Intel (NASDAQ:INTC) – I like Intel the most on this list because it is by far the number one company in its industry. A solid majority of laptops and PCs use Intel chipsets, and the rest use Advanced Micro Devices (NYSE:AMD), meaning there are some definite barriers to entry in this field. Despite this, it is down 7% on the year and 17% off recent highs. It is yielding 4.3%, and this is on a recent dividend increase. Its last one was after only 2 quarters, and this could signal good things to come in that regard.
Merck (NYSE:MRK) – It is often said that healthcare is a prudent place to turn in times of market turmoil because it offers some safety as the products have become near necessities. This has not held true for Merck, who is down 10% on the year, and is yielding 4.7%. This seems amazing given the industry, but it does not increase its dividend so you’d have to pray for some price appreciation as well. Or you can load up when times are low, since it’s better than holding Treasuries.

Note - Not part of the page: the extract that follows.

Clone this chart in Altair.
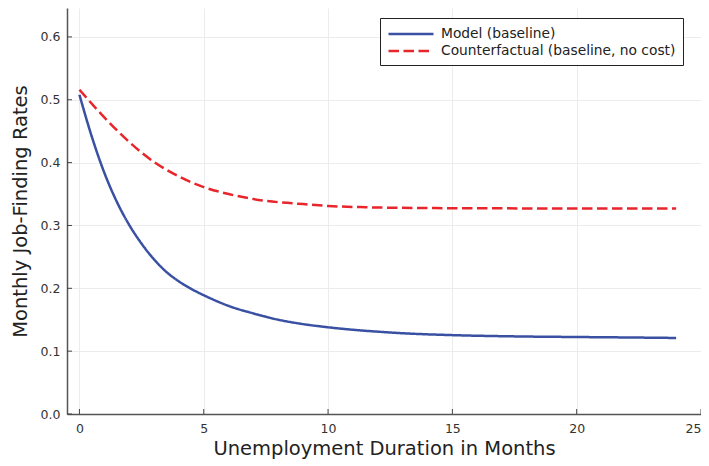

Again, these are five stocks from the Dow that have been hit hard over the course of the year. This is not to say that there are not better picks of the 30 out there right now. For instance, I would always push McDonald's (NYSE:MCD), Coca-Cola (NYSE:KO) and Johnson & Johnson (NYSE:JNJ) over these stocks, but they are all up on the year. These picks would require much greater due diligence and could force you to make the hard determination of when to sell…once you’ve profited.